The writer uses several emotional persuasive techniques to increase impact. Words like “punitive,” “threatened,” “dismantle,” and “retaliatory” are charged and selected instead of neutral alternatives; they suggest aggression and wrongdoing rather than neutral policy shifts. Citing a judge’s finding and listing concrete numbers (“millions of dollars,” “more than 100,000 households,” “30 days”) combine legal authority with tangible human stakes, a technique that blends credibility and empathy to amplify emotional response. The text links separate events—the ineffective pardon, public criticism, the recertification demand, and the lab decision—repeating the idea of connectedness to build a pattern; repetition of this linkage reinforces the impression of coordinated targeting and heightens the sense of intent.
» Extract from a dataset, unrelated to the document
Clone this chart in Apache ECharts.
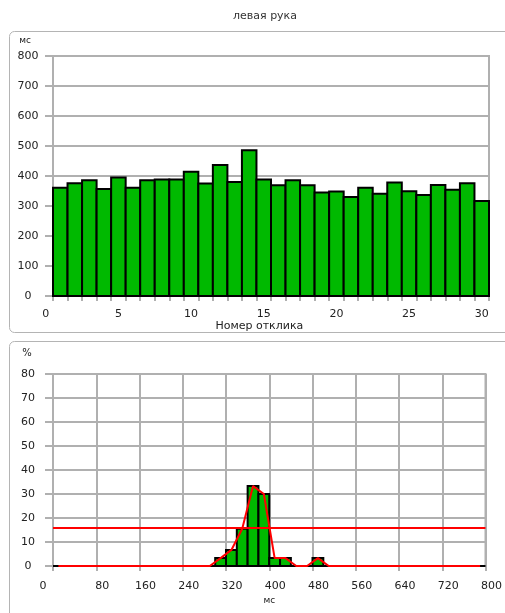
<!DOCTYPE html>
<html>
<head>
<meta charset="utf-8">
<script src="https://cdn.jsdelivr.net/npm/echarts@6/dist/echarts.min.js"></script>
<style>
html, body { margin: 0; padding: 0; background: #fff; }
#main { width: 505px; height: 613px; }
</style>
</head>
<body>
<div id="main"></div>
<script>
// номер отклика -> время реакции, мс
const responseNo = [1, 2, 3, 4, 5, 6, 7, 8, 9, 10, 11, 12, 13, 14, 15,
  16, 17, 18, 19, 20, 21, 22, 23, 24, 25, 26, 27, 28, 29, 30];
const reactionMs = [361, 376, 386, 357, 395, 361, 386, 388, 388, 414, 375, 437, 380, 486, 388,
  369, 386, 369, 345, 348, 330, 361, 341, 378, 349, 337, 370, 354, 376, 317];

// гистограмма: начало интервала (мс), ширина 20 мс, доля откликов (%)
const binStart = [0, 20, 40, 60, 80, 100, 120, 140, 160, 180, 200, 220, 240, 260, 280,
  300, 320, 340, 360, 380, 400, 420, 440, 460, 480, 500, 520, 540, 560, 580,
  600, 620, 640, 660, 680, 700, 720, 740, 760, 780];
const binPercent = [0, 0, 0, 0, 0, 0, 0, 0, 0, 0, 0, 0, 0, 0, 0,
  3.3, 6.7, 15.5, 33.3, 30, 3.3, 3.3, 0, 0, 3.3, 0, 0, 0, 0, 0,
  0, 0, 0, 0, 0, 0, 0, 0, 0, 0];
const binWidth = 20;
const halfMax = 16;

const green = '#00b900';
const gridGray = '#b0b0b0';
const font = 'DejaVu Sans';

let chart = echarts.init(document.getElementById('main'), null, { renderer: 'canvas' });

function barItem(params, api) {
  let p0 = api.coord([api.value(0) - 0.5, api.value(1)]);
  let p1 = api.coord([api.value(0) + 0.5, 0]);
  return {
    type: 'rect',
    shape: { x: p0[0], y: p0[1], width: p1[0] - p0[0], height: p1[1] - p0[1] },
    style: { fill: green, stroke: '#000', lineWidth: 2 }
  };
}

function histItem(params, api) {
  let p0 = api.coord([api.value(0), api.value(2)]);
  let p1 = api.coord([api.value(1), 0]);
  return {
    type: 'rect',
    shape: { x: p0[0], y: p0[1], width: p1[0] - p0[0], height: p1[1] - p0[1] },
    style: { fill: green, stroke: '#000', lineWidth: 2 }
  };
}

const labelStyle = { color: '#222', fontFamily: font, fontSize: 11 };

let option = {
  animation: false,
  textStyle: { fontFamily: font },
  title: {
    text: 'левая рука',
    left: 260,
    top: 6,
    textAlign: 'center',
    textStyle: { fontFamily: font, fontSize: 11, fontWeight: 'normal', color: '#333' }
  },
  graphic: [
    { type: 'rect', shape: { x: 9.5, y: 31.5, width: 520, height: 301, r: 5 },
      style: { fill: 'none', stroke: '#b4b4b4', lineWidth: 1 }, z: -1 },
    { type: 'rect', shape: { x: 9.5, y: 341.5, width: 520, height: 300, r: 5 },
      style: { fill: 'none', stroke: '#b4b4b4', lineWidth: 1 }, z: -1 }
  ],
  grid: [
    { left: 53, top: 56, width: 436, height: 240, show: true, borderColor: gridGray, borderWidth: 2 },
    { left: 45.73, top: 56, width: 443.27, height: 240 },
    { left: 53, top: 374, width: 436, height: 192, show: true, borderColor: gridGray, borderWidth: 2 }
  ],
  xAxis: [
    {
      gridIndex: 0, type: 'value', min: 0.5, max: 30.5, interval: 1,
      axisLine: { show: true, onZero: false, lineStyle: { color: gridGray, width: 2 } },
      axisTick: { show: true, length: 5, lineStyle: { color: gridGray, width: 2 } },
      axisLabel: { show: false },
      splitLine: { show: false }
    },
    {
      gridIndex: 1, type: 'value', min: 0, max: 30.5, interval: 5,
      axisLine: { show: false }, axisTick: { show: false }, splitLine: { show: false },
      axisLabel: Object.assign({ margin: 13, formatter: v => (v % 5 === 0 ? String(v) : '') }, labelStyle),
      name: 'Номер отклика', nameLocation: 'middle', nameGap: 24,
      nameTextStyle: Object.assign({ padding: [0, 16, 0, 0] }, labelStyle)
    },
    {
      gridIndex: 2, type: 'value', min: 0, max: 800, interval: 80,
      axisLine: { show: true, lineStyle: { color: gridGray, width: 2 } },
      axisTick: { show: true, length: 5, lineStyle: { color: gridGray, width: 2 } },
      splitLine: { show: true, lineStyle: { color: gridGray, width: 2 } },
      axisLabel: Object.assign({
        margin: 15,
        formatter: v => (v === 0 ? '{z|0}' : '{n|' + v + '}'),
        rich: {
          z: { padding: [0, 20, 0, 0], color: '#222', fontFamily: font, fontSize: 11 },
          n: { padding: [0, 0, 0, 12], color: '#222', fontFamily: font, fontSize: 11 }
        }
      }, labelStyle),
      name: 'мс', nameLocation: 'middle', nameGap: 30,
      nameTextStyle: { color: '#222', fontFamily: font, fontSize: 9 }
    }
  ],
  yAxis: [
    {
      gridIndex: 0, type: 'value', min: 0, max: 800, interval: 100,
      axisLine: { show: true, lineStyle: { color: gridGray, width: 2 } },
      axisTick: { show: true, length: 8, lineStyle: { color: gridGray, width: 2 } },
      splitLine: { show: true, lineStyle: { color: gridGray, width: 2 } },
      axisLabel: Object.assign({ align: 'center', margin: 25 }, labelStyle),
      name: 'мс', nameLocation: 'end', nameGap: 11,
      nameTextStyle: { color: '#222', fontFamily: font, fontSize: 9, align: 'center', padding: [0, 56, 0, 0] }
    },
    { gridIndex: 1, type: 'value', min: 0, max: 1, show: false },
    {
      gridIndex: 2, type: 'value', min: 0, max: 80, interval: 10,
      axisLine: { show: true, lineStyle: { color: gridGray, width: 2 } },
      axisTick: { show: true, length: 8, lineStyle: { color: gridGray, width: 2 } },
      splitLine: { show: true, lineStyle: { color: gridGray, width: 2 } },
      axisLabel: Object.assign({ align: 'center', margin: 25 }, labelStyle),
      name: '%', nameLocation: 'end', nameGap: 16,
      nameTextStyle: { color: '#222', fontFamily: font, fontSize: 10, align: 'center', padding: [0, 52, 0, 0] }
    }
  ],
  series: [
    {
      type: 'custom',
      xAxisIndex: 0, yAxisIndex: 0,
      renderItem: barItem,
      encode: { x: 0, y: 1 },
      data: responseNo.map((n, i) => [n, reactionMs[i]]),
      z: 3
    },
    {
      type: 'custom',
      xAxisIndex: 2, yAxisIndex: 2,
      renderItem: histItem,
      encode: { x: [0, 1], y: 2 },
      data: binStart.map((s, i) => [s, s + binWidth, binPercent[i]]),
      z: 3
    },
    {
      type: 'line',
      xAxisIndex: 2, yAxisIndex: 2,
      data: binStart.map((s, i) => [s + binWidth / 2, binPercent[i]]),
      showSymbol: false,
      smooth: false,
      lineStyle: { color: '#ff0000', width: 2 },
      z: 5,
      markLine: {
        silent: true,
        symbol: 'none',
        label: { show: false },
        lineStyle: { color: '#ff0000', width: 2, type: 'solid' },
        data: [{ yAxis: halfMax }]
      }
    }
  ]
};

chart.setOption(option);
</script>
</body>
</html>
The narrative also contrasts formal legal processes (a judge’s order, lawsuits) with politically charged acts (a pardon described as “legally ineffective,” public criticism), creating a foil that makes the political actions seem improper and the legal responses appear justified. These devices steer attention toward perceived wrongdoing and away from neutral explanations, increasing emotional engagement and making the reader more likely to adopt a critical view of the federal actions.